**What needs to be done**
Within the data that follows, set down exactly the lines from the one containing "What Plotly code" through the one containing "fig = go.Figure()", both ends included.

**Material for this exercise**

_ _ _ _ _

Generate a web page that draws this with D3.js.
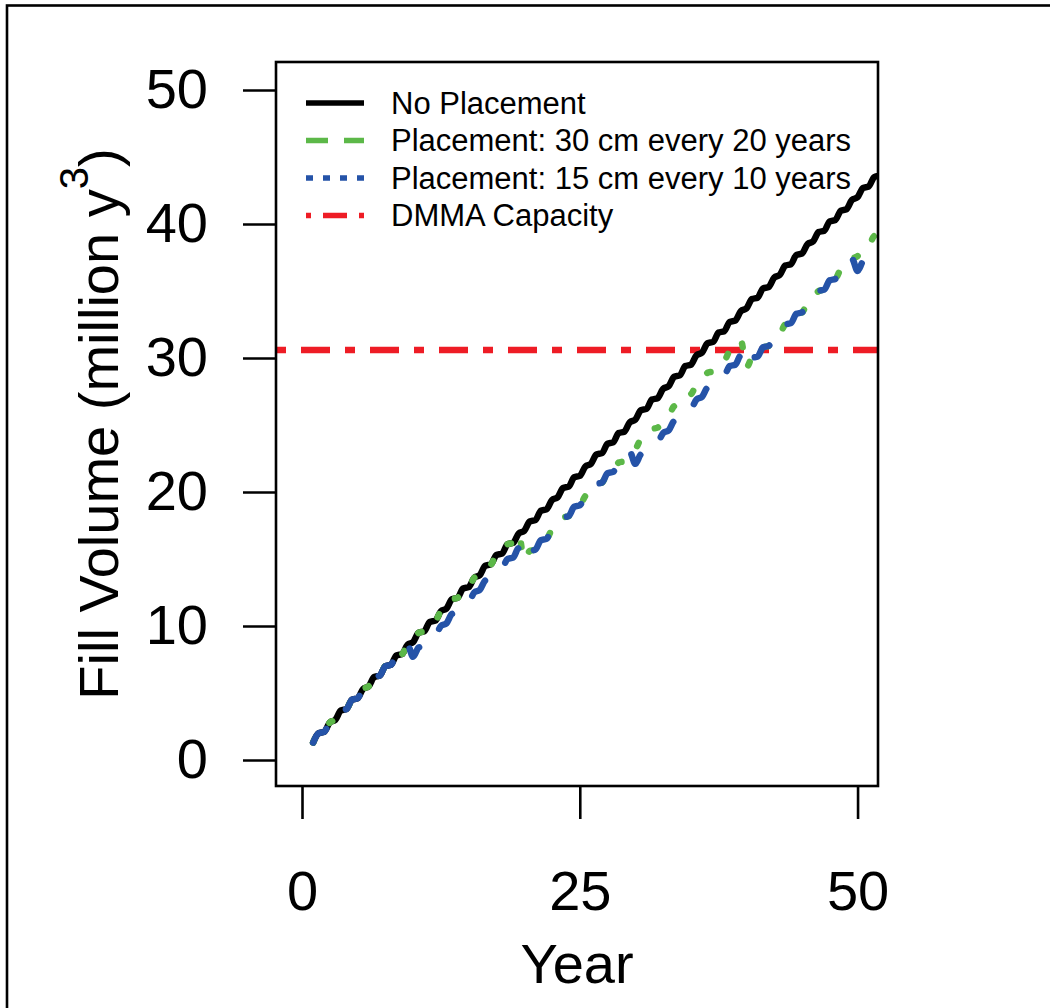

_ _ _ _ _

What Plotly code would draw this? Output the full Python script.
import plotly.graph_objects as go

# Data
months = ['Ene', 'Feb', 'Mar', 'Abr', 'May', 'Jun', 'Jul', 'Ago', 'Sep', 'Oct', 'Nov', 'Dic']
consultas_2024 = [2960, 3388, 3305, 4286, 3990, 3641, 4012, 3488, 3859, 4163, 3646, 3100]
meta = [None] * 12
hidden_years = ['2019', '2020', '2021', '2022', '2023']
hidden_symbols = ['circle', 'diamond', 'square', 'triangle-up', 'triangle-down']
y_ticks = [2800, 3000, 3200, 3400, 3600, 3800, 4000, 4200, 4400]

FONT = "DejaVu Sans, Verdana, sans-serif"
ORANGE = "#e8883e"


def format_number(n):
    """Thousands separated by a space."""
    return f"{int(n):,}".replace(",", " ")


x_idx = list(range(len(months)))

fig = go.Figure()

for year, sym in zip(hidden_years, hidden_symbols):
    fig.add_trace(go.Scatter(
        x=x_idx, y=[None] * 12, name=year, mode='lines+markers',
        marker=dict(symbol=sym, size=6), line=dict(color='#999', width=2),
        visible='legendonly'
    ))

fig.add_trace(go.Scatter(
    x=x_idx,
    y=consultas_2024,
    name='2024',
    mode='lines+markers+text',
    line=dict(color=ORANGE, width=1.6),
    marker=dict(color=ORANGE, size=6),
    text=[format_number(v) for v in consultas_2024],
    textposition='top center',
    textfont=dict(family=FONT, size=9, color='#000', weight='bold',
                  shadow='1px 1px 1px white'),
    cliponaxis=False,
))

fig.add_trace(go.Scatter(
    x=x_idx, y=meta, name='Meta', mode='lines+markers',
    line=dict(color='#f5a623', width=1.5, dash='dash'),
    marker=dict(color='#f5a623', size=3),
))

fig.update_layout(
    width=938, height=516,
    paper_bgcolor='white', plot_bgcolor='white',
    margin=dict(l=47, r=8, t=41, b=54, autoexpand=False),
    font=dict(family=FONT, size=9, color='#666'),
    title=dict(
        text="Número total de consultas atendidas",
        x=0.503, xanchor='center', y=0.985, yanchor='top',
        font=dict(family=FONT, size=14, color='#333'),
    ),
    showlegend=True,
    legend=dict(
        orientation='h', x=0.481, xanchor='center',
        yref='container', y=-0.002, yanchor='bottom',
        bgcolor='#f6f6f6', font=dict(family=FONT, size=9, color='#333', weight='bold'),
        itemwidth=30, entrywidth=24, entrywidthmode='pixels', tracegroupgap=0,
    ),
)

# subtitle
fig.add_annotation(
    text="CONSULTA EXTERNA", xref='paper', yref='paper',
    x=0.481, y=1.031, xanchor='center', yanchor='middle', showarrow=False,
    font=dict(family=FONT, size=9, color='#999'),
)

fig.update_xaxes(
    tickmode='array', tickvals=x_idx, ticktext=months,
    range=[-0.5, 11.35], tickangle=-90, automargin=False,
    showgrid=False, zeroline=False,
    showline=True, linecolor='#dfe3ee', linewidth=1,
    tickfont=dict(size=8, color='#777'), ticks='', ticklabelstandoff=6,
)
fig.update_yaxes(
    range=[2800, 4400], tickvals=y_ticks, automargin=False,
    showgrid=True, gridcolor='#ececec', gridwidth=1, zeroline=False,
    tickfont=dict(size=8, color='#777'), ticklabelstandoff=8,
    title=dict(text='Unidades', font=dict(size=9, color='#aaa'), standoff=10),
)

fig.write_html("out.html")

_ _ _ _ _

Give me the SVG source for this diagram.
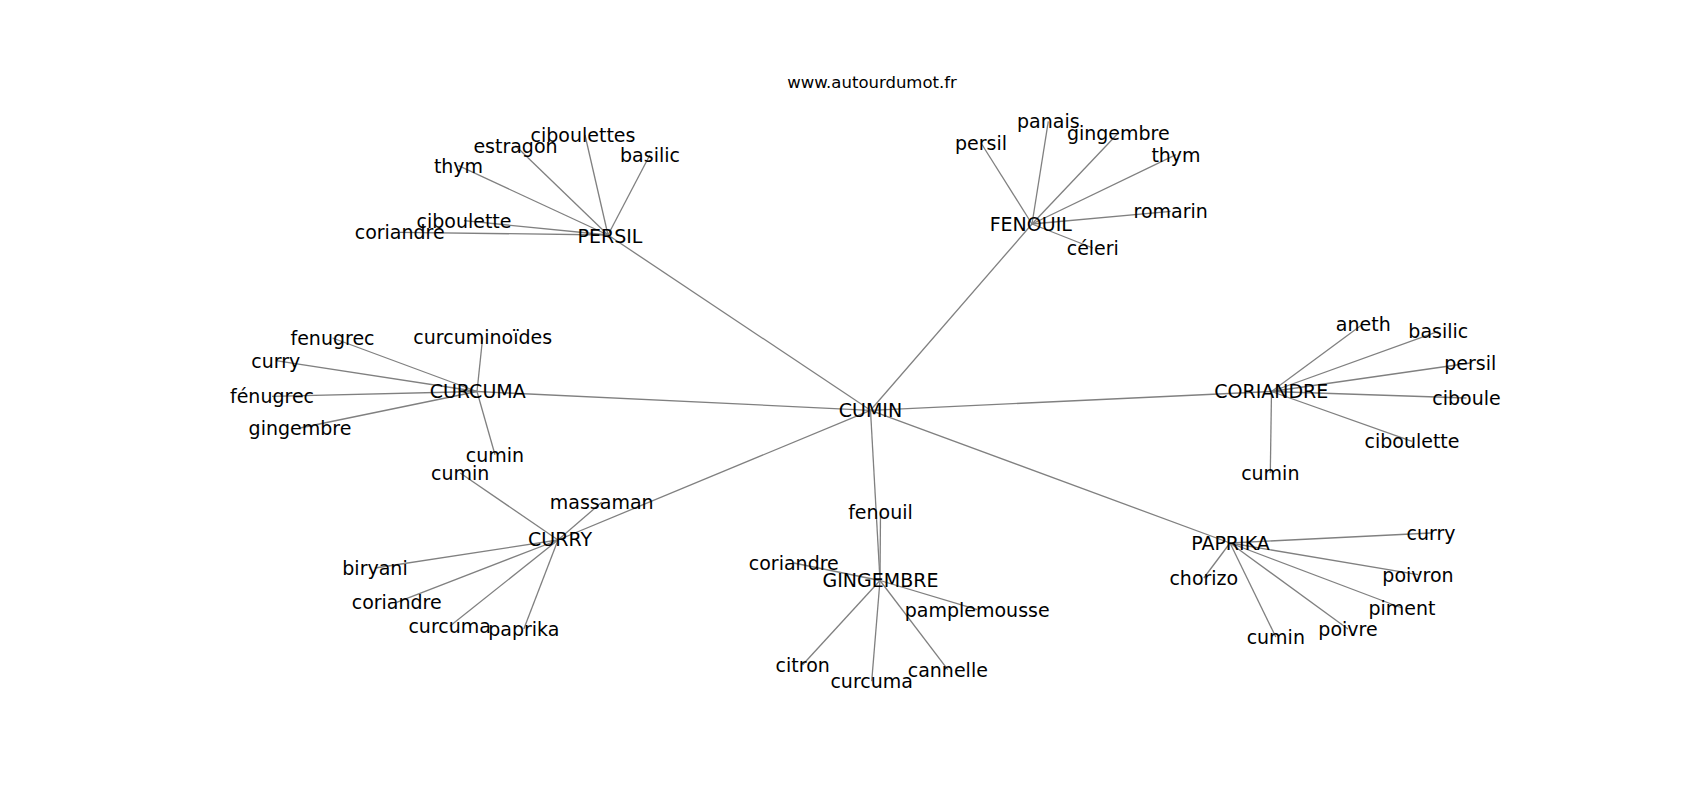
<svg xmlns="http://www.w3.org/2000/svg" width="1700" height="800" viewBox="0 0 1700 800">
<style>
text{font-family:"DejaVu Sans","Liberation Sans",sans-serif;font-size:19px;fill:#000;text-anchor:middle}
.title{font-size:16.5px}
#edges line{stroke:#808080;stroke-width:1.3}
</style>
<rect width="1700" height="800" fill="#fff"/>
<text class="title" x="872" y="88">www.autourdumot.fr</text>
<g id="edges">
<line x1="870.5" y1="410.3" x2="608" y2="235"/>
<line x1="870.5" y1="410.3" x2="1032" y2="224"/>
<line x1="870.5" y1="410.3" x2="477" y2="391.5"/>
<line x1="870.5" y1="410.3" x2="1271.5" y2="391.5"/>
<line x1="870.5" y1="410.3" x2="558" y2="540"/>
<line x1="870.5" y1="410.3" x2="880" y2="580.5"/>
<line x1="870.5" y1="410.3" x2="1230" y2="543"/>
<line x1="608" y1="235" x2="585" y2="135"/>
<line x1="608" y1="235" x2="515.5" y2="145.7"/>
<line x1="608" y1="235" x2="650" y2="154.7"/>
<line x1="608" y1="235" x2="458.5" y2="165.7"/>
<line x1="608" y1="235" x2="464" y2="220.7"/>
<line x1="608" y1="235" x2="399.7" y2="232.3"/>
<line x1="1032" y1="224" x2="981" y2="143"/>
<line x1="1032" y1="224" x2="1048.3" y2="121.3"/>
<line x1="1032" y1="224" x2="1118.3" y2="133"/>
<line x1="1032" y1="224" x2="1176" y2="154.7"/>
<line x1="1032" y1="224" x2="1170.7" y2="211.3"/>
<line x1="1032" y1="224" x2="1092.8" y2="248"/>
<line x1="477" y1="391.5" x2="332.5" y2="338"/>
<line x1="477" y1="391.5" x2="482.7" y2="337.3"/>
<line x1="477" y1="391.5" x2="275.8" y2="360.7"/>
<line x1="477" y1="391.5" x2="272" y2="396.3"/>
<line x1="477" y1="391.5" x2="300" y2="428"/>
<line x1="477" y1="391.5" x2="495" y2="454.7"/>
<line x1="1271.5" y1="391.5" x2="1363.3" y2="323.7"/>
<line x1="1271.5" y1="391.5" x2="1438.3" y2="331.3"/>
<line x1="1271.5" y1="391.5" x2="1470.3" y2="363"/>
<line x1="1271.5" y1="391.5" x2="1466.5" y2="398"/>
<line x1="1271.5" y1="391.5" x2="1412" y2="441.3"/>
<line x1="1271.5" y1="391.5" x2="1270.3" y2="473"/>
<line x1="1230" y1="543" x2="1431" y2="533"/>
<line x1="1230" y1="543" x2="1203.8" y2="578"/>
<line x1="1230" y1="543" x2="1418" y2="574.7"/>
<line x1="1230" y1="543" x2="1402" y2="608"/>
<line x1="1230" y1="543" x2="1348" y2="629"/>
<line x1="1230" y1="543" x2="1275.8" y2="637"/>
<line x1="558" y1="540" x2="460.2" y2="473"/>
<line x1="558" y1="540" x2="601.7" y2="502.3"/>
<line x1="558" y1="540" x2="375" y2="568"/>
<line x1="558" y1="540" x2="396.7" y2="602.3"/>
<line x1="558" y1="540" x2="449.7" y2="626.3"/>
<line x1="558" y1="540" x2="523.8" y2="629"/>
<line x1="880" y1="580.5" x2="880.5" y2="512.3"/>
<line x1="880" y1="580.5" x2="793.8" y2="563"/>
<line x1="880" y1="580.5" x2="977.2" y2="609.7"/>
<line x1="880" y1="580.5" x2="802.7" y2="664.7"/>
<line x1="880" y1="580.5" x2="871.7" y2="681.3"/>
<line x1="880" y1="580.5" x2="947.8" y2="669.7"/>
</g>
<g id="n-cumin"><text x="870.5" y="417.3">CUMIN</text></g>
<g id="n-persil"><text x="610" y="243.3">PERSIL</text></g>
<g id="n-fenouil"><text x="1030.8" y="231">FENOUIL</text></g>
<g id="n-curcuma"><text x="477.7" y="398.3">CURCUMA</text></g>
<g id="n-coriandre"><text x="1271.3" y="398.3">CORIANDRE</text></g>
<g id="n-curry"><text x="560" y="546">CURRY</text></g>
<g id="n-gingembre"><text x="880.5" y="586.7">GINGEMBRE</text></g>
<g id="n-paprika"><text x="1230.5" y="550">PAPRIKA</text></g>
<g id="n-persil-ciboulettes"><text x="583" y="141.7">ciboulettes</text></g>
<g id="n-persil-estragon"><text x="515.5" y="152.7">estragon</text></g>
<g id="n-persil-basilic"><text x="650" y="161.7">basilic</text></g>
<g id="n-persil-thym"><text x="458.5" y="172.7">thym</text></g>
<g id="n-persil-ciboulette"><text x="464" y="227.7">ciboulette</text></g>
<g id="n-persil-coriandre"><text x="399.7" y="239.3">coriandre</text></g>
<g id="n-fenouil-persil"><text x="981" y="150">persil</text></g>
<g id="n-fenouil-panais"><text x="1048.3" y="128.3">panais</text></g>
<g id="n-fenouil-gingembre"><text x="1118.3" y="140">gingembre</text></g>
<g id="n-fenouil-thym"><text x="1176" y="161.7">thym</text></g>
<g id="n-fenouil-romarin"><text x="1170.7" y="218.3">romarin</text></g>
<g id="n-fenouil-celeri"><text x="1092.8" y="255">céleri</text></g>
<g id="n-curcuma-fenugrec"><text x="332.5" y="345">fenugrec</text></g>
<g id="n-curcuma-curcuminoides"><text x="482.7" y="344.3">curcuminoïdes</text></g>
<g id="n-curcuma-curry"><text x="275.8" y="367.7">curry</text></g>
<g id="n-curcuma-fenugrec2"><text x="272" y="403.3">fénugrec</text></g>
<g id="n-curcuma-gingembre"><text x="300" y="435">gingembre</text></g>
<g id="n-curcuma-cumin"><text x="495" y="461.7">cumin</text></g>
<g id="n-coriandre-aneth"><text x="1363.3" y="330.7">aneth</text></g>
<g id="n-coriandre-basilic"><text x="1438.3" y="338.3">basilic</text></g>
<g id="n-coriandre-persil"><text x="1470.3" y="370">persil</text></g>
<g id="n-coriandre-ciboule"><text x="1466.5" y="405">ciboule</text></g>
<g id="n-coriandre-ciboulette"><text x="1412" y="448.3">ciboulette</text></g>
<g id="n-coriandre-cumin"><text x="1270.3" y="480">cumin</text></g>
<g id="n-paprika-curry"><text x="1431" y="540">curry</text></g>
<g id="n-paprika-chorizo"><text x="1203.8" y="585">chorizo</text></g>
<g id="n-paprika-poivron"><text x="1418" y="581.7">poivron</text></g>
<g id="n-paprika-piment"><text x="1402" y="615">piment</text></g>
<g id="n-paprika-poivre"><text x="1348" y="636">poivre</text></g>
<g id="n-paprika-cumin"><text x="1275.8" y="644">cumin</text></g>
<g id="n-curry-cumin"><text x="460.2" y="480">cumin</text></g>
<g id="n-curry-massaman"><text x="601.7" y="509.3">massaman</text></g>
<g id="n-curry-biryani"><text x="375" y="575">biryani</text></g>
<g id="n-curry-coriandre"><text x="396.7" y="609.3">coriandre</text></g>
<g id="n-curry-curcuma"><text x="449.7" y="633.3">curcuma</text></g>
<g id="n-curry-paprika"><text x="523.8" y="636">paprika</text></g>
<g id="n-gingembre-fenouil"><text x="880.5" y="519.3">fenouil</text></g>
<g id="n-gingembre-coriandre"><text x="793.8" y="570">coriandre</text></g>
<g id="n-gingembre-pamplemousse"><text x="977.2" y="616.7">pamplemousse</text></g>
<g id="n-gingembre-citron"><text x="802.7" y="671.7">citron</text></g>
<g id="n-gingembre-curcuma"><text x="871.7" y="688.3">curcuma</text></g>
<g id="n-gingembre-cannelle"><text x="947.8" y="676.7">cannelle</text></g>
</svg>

_ _ _ _ _

**Complete answer**
What Plotly code would draw this? Output the full Python script.
import plotly.graph_objects as go

# Data
months = ['Ene', 'Feb', 'Mar', 'Abr', 'May', 'Jun', 'Jul', 'Ago', 'Sep', 'Oct', 'Nov', 'Dic']
consultas_2024 = [2960, 3388, 3305, 4286, 3990, 3641, 4012, 3488, 3859, 4163, 3646, 3100]
meta = [None] * 12
hidden_years = ['2019', '2020', '2021', '2022', '2023']
hidden_symbols = ['circle', 'diamond', 'square', 'triangle-up', 'triangle-down']
y_ticks = [2800, 3000, 3200, 3400, 3600, 3800, 4000, 4200, 4400]

FONT = "DejaVu Sans, Verdana, sans-serif"
ORANGE = "#e8883e"


def format_number(n):
    """Thousands separated by a space."""
    return f"{int(n):,}".replace(",", " ")


x_idx = list(range(len(months)))

fig = go.Figure()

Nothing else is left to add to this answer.